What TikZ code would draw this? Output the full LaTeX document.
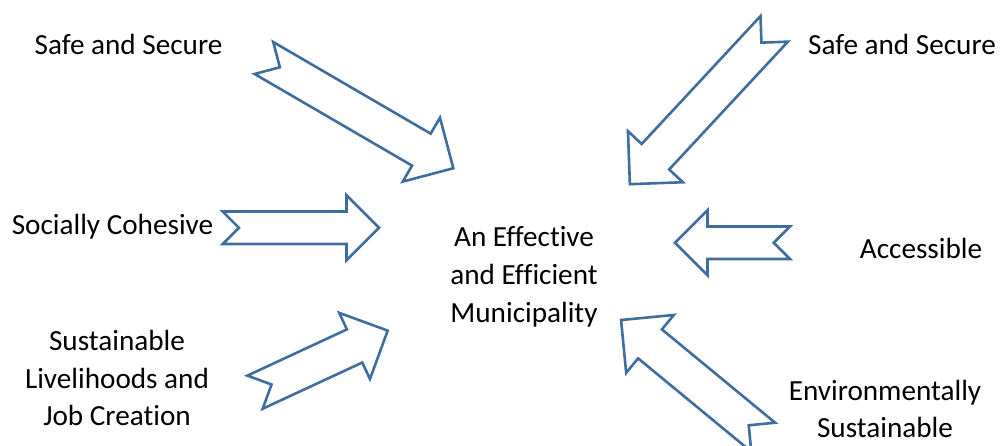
\documentclass[tikz,border=0pt]{standalone}
\usepackage{fontspec}
\setmainfont{Carlito}[Ligatures={NoCommon}]
\usepackage{xcolor}
\usepackage{tikz}
\usetikzlibrary{positioning}

\definecolor{arrowblue}{RGB}{63,110,158}

\tikzset{
  arrowline/.style={draw=arrowblue, line width=2.6pt, fill=white},
  lbl/.style={align=center, inner sep=0pt, font=\fontsize{29.2}{37.8}\selectfont},
  pics/notched/.style 2 args={code={
    \draw[arrowline] (0,#2/4) -- ({#1-#2/2},#2/4) -- ({#1-#2/2},#2/2) -- (#1,0)
      -- ({#1-#2/2},-#2/2) -- ({#1-#2/2},-#2/4) -- (0,-#2/4) -- (#2/4,0) -- cycle;
  }}
}

\begin{document}
\begin{tikzpicture}[x=1pt, y=1pt]
            \useasboundingbox (0,0) rectangle (1000,446);

            % arrows pointing in
            \pic[rotate=-30.2]  at (263.9,388)   {notched={219.2}{74}};
            \pic[rotate=-132.9] at (774.2,417.1) {notched={212}{75}};
            \pic                at (222.7,218.2) {notched={156.3}{65}};
            \pic[rotate=24.9]   at (255,53.8)    {notched={146.3}{73}};
            \pic[rotate=180]    at (790,203.2)   {notched={115}{65}};
            \pic[rotate=140.5]  at (763.2,8.8)   {notched={184.2}{75}};

            % labels
            \node[lbl] (muni)     at (524,169)   {An Effective\\and Efficient\\Municipality};
            \node[lbl] (safel)    at (128.5,402) {Safe and Secure};
            \node[lbl] (safer)    at (902,402)   {Safe and Secure};
            \node[lbl] (cohesive) at (112.5,219) {Socially Cohesive};
            \node[lbl] (liveli)   at (117,68)    {Sustainable\\Livelihoods and\\Job Creation};
            \node[lbl] (access)   at (921,198)   {Accessible};
            \node[lbl] (environ)  at (885,37)    {Environmentally\\Sustainable};

\end{tikzpicture}
\end{document}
· · ·
### [Your instructions]
Set down the material above as is, without any pictures.

### [Solution to this task]
What TikZ code would draw this? Output the full LaTeX document.
\documentclass[tikz,border=0pt]{standalone}
\usepackage{fontspec}
\setmainfont{Carlito}[Ligatures={NoCommon}]
\usepackage{xcolor}
\usepackage{tikz}
\usetikzlibrary{positioning}

\definecolor{arrowblue}{RGB}{63,110,158}

\tikzset{
  arrowline/.style={draw=arrowblue, line width=2.6pt, fill=white},
  lbl/.style={align=center, inner sep=0pt, font=\fontsize{29.2}{37.8}\selectfont},
  pics/notched/.style 2 args={code={
    \draw[arrowline] (0,#2/4) -- ({#1-#2/2},#2/4) -- ({#1-#2/2},#2/2) -- (#1,0)
      -- ({#1-#2/2},-#2/2) -- ({#1-#2/2},-#2/4) -- (0,-#2/4) -- (#2/4,0) -- cycle;
  }}
}

\begin{document}
\begin{tikzpicture}[x=1pt, y=1pt]
            \useasboundingbox (0,0) rectangle (1000,446);

            % arrows pointing in
            \pic[rotate=-30.2]  at (263.9,388)   {notched={219.2}{74}};
            \pic[rotate=-132.9] at (774.2,417.1) {notched={212}{75}};
            \pic                at (222.7,218.2) {notched={156.3}{65}};
            \pic[rotate=24.9]   at (255,53.8)    {notched={146.3}{73}};
            \pic[rotate=180]    at (790,203.2)   {notched={115}{65}};
            \pic[rotate=140.5]  at (763.2,8.8)   {notched={184.2}{75}};

            % labels
            \node[lbl] (muni)     at (524,169)   {An Effective\\and Efficient\\Municipality};
            \node[lbl] (safel)    at (128.5,402) {Safe and Secure};
            \node[lbl] (safer)    at (902,402)   {Safe and Secure};
            \node[lbl] (cohesive) at (112.5,219) {Socially Cohesive};
            \node[lbl] (liveli)   at (117,68)    {Sustainable\\Livelihoods and\\Job Creation};
            \node[lbl] (access)   at (921,198)   {Accessible};
            \node[lbl] (environ)  at (885,37)    {Environmentally\\Sustainable};

\end{tikzpicture}
\end{document}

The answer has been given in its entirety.